In 1605, when James was King, Marston co-wrote a play with Jonson and George Chapman that was so offensive to the Scots that Chapman and Jonson were arrested. Marston was not. The charges were later dropped.

In 1606, Marston offended the King personally with his satire, but Marston seems to have avoided any punishment.

But the next year he wrote a play that may have been his very last. He stopped writing, he sold his share in the company of Blackfriars and went off to Oxford.

Marston may have offended the King one too many times. He may have offended someone else who complained to the King. For whatever reason, he was imprisoned, and it was not long after that his career was over.

It doesn't really matter how his career as a playwright was ended. The important point is that his career as a playwright could be ended by the court of King James.

King James

We have come a long way from the days in which a monarch, a president or a prime minister can silence a poet and playwright. Of course, there are countries today where artistic freedom does not exist.

England in the time of Elizabeth and James did not protect its artists. It was a time of great artistic flowering, but there were playwrights who suffered for their art. Marston was one in a line of artists like Christopher Marlowe, Thomas Kyd, and Ben Jonson who were imprisoned and tortured. It would seem that Marlowe paid with his life.

Today, Marston's writing is considered rough and rude, and he offended many people. But he couldn't have been all that bad, because he was popular. He obviously gave the audiences what they paid for.

Shakespeare must have been rough and rude, too if Marston was his competition. Shakespeare must have entertained the crowds with satire. My version of The Merchant of Venice illustrates how truly funny and bawdy his plays could be.

Shakespeare must have been a great satirist and entertainer, but he obviously was wise enough never to run afoul of the authorities and displease his king. Or was he? What if he did displease the king, and make one too many jokes at the king's expense?

Was Shakespeare silenced? Was he forced to stop writing by the same king who stopped Marston?

It has been suggested that The Tempest is Shakespeare's farewell to the stage, and it may have been a farewell that he did not want to make, but was forced to make.
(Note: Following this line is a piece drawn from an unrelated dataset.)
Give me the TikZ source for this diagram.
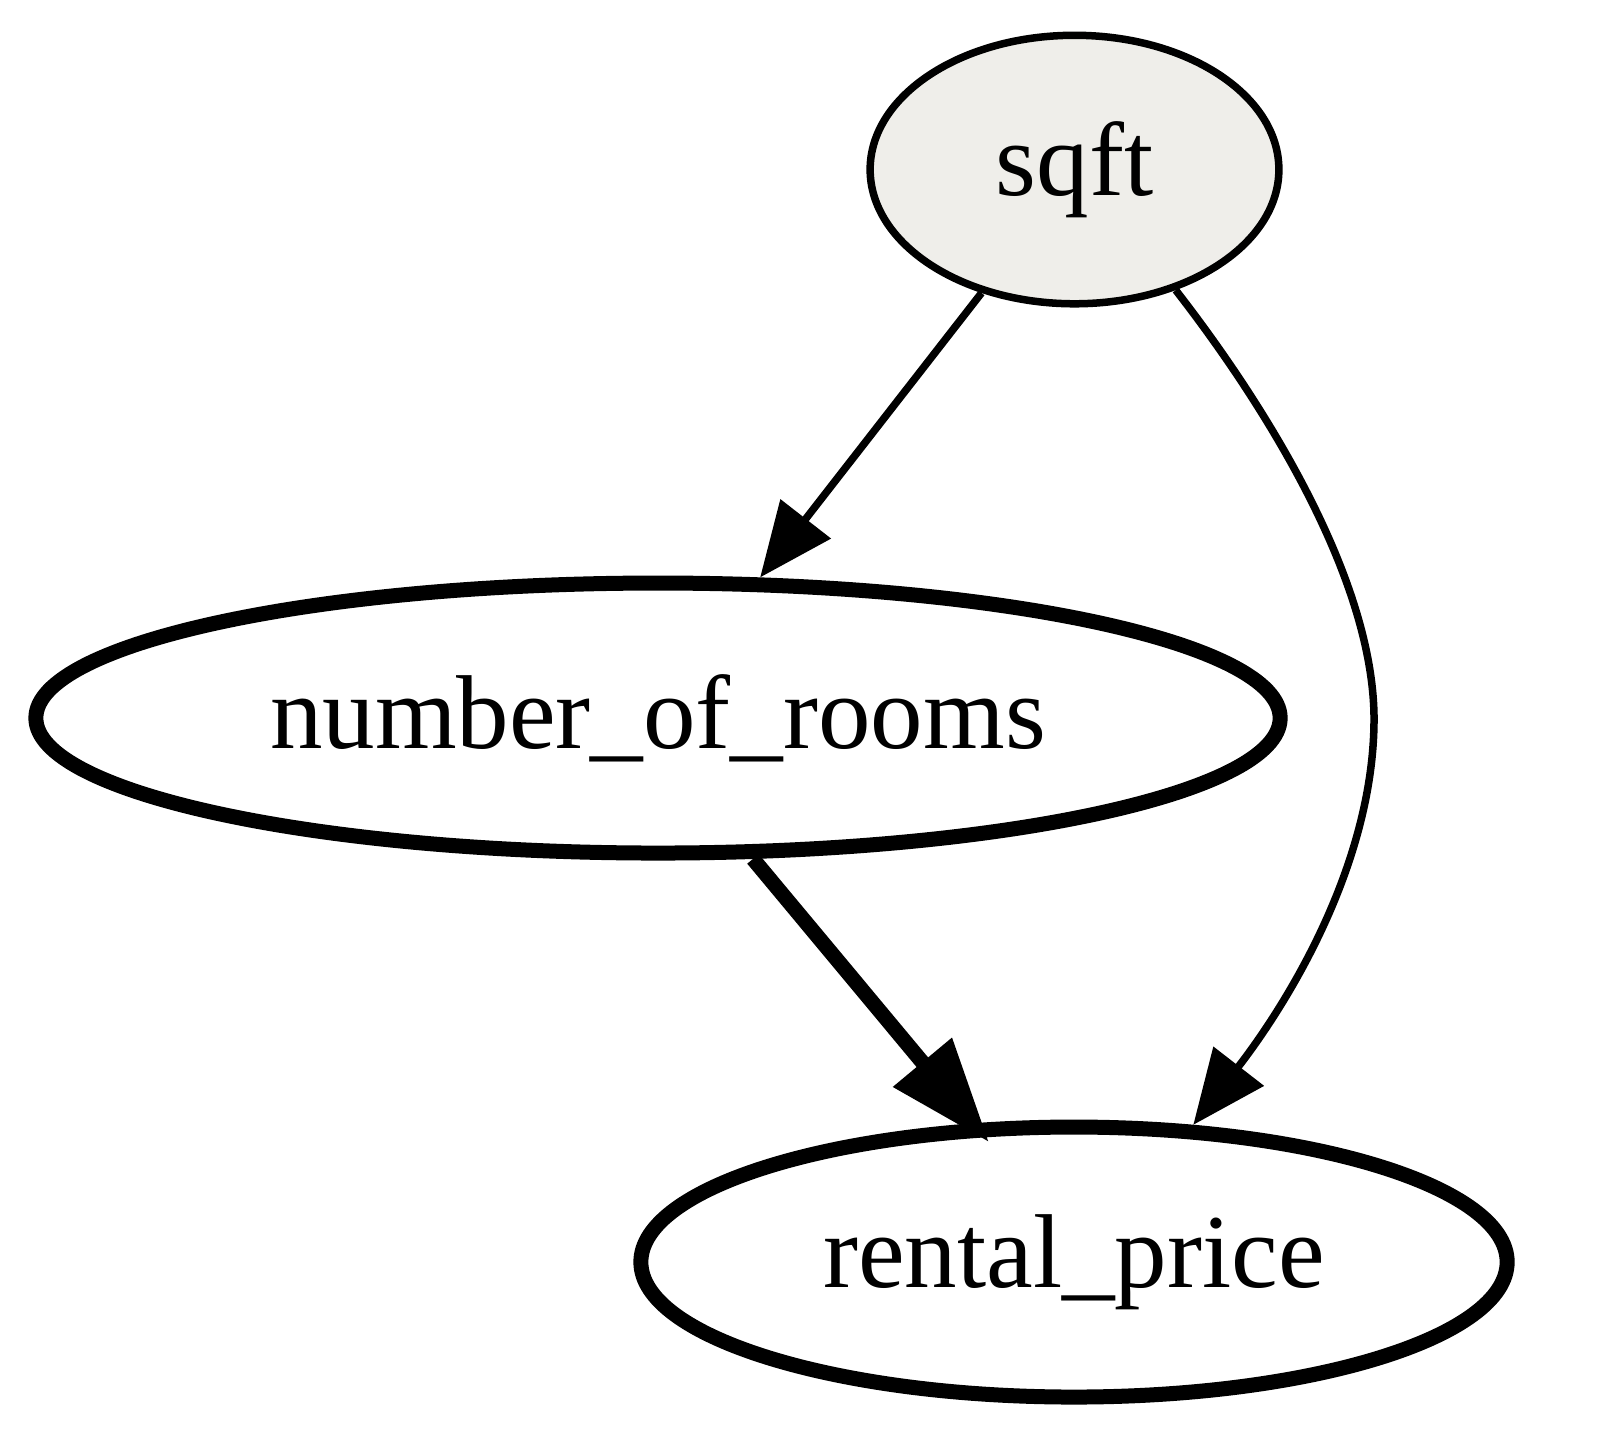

Ralph Fiennes in The Tempest
Was this play Shakespeare's farewell to the stage?

He wrote it around 1610-11, only a few years after Marston suddenly left London's theatres. Shakespeare was only about 45 years old, not quite an old man yet. He could have continued writing for many more years. He died in 1616, which was well before his time.

It begs the question if Shakespeare's "retirement" from London's theatres was the death of him. He was so prodigious a talent, that I would imagine it would have been very hard for him to stop writing altogether.

Are we to believe that Shakespeare stopped writing by choice?

In my versions of Hamlet, Richard III and The Merchant of Venice, I explored what it must have been like for a playwright, especially Shakespeare, who must have always been afraid of being imprisoned for his writing, afraid of having his work burned and banned, and afraid of being told one day that you could no longer write for the public.

I don't think we can truly understand Shakespeare's plays without comprehending these very real fears he had.